The other thing about aging is that when I walk through the cemetery of my childhood church, I recognize the names of many, many people buried there. The reality of life and death seems to stare at me more directly with each passing year. That is okay. Having been diagnosed with cancer at the age of 25 put me ahead of the game in recognizing the fragile nature of life. The gift of faith has been a blessing to help process the difficult components of life such as illness, suffering, and death.
Death has been a part of the picture several times recently with extended family members. A few serious illnesses have also been diagnosed with relatives, friends, and co-workers. We truly are only on this earth a short time, and there are significant struggles during some of those days. I assure my family and friends of my prayers for each of you during your time of sadness, sorrow, or illness.
The photo above shows one petal of the flower laying on the ground. Much symbolism can be read into that depiction. I'll let you reflect upon it as you see fit. However, I will ask these questions:
1. If God is the Vine and we are the branches, how securely are we attached?
2. If we all must face death at some point (petal falling from the flower), how do we live until that time arrives?
Coping with grief and loss can be a painful process. If we experience multiple losses in a short period of time the grieving process can become even more complex. Being surrounded by family and friends can certainly aid in the process of healing from grief. However, sometimes even that is not enough. It really is okay to seek help when we struggle with the circumstances of life. My dear readers, if you ever find yourself unable to cope with the challenges and difficulties confronting you, please seek out a trusted friend, clergy person, or professional counselor. You do not have to struggle alone. There is help available. I simply offer those thoughts as a gentle reminder to those who are hurting profoundly.

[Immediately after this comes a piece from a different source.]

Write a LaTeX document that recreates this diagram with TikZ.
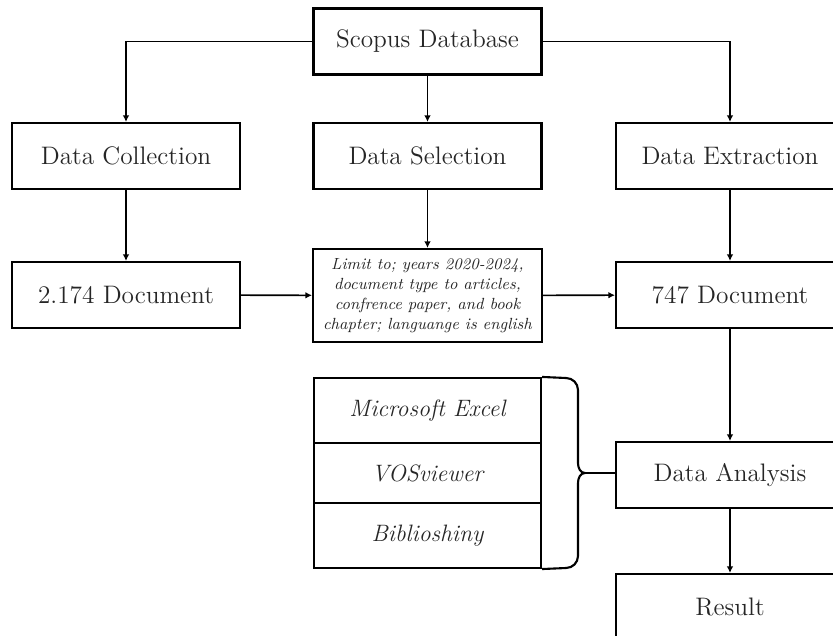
\documentclass[tikz,border=0pt]{standalone}
\usepackage{tikz}
\usetikzlibrary{positioning,arrows.meta}

\begin{document}
\begin{tikzpicture}[x=0.02cm,y=-0.02cm,
  block/.style={rectangle,draw,line width=1.2pt,minimum width=4.56cm,minimum height=1.32cm,
    align=center,font=\fontsize{14.4}{17}\selectfont,text=black!85},
  filter/.style={rectangle,draw,line width=1.2pt,minimum width=4.58cm,minimum height=1.86cm,
    align=center,font=\fontsize{9.2}{11.4}\selectfont\itshape,text=black!85},
  tool/.style={rectangle,draw,line width=1.2pt,minimum width=4.54cm,
    font=\fontsize{13.5}{16}\selectfont\itshape,text=black!85},
  link/.style={line width=0.9pt,-{Latex[length=1.3mm,width=1.3mm]}}]
\useasboundingbox (0,0) rectangle (833,636);
\clip (0,0) rectangle (833,636);
\node[block] (scopus)   at (427.5,41.5) {Scopus Database};
\node[block] (collect)  at (126,156)    {Data Collection};
\node[block] (select)   at (427.5,156)  {Data Selection};
\node[block] (extract)  at (730,156)    {Data Extraction};
\node[block] (doc1)     at (126,295)    {2.174 Document};
\node[filter] (limit)   at (427.5,295.5)
  {Limit to; years 2020-2024,\\document type to articles,\\confrence paper, and book\\chapter; languange is english};
\node[block] (doc2)     at (730,295)    {747 Document};
\node[block] (analysis) at (730,475)    {Data Analysis};
\node[block] (result)   at (730,607)    {Result};
\node[tool,minimum height=1.3cm] (excel) at (427.5,410.5) {Microsoft Excel};
\node[tool,minimum height=1.2cm] (vos)   at (427.5,473)   {VOSviewer};
\node[tool,minimum height=1.3cm] (biblio) at (427.5,535.5) {Biblioshiny};
\draw[link] (scopus.west) -| (collect.north);
\draw[link] (scopus) -- (select);
\draw[link] (scopus.east) -| (extract.north);
\draw[link] (collect) -- (doc1);
\draw[link] (select) -- (limit);
\draw[link] (extract) -- (doc2);
\draw[link] (doc1) -- (limit);
\draw[link] (limit) -- (doc2);
\draw[link] (doc2) -- (analysis);
\draw[link] (analysis) -- (result);
% brace round the tools
\coordinate (tip) at (585,473);
\draw[line width=1.2pt] (excel.north east) -- (566,378) to[out=0,in=90] (578,390)
  -- (578,463) to[out=-90,in=180] (tip) to[out=180,in=90] (578,483)
  -- (578,556) to[out=-90,in=0] (566,568) -- (biblio.south east);
\draw[line width=1.4pt] (tip) -- (analysis.west |- tip);
\end{tikzpicture}
\end{document}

The trip back home came at a more leisurely pace. Stopping more frequently to stretch my legs increases the amount of time the trip takes, but that is one of the adjustments I make to accommodate the realities of life. (Visiting restrooms on a more frequent basis while traveling may also be part of the equation.)
Once again, I offer my condolences to the Maschmidt family. Thank you for giving me the privilege of preaching at the Memorial Mass. May you find strength, peace, and comfort in the days, weeks, and months ahead.
Thank you also to the pastor, staff, and volunteers of St. Ferdinand Parish in Florissant, Missouri. Your hospitality and kindness was truly appreciated.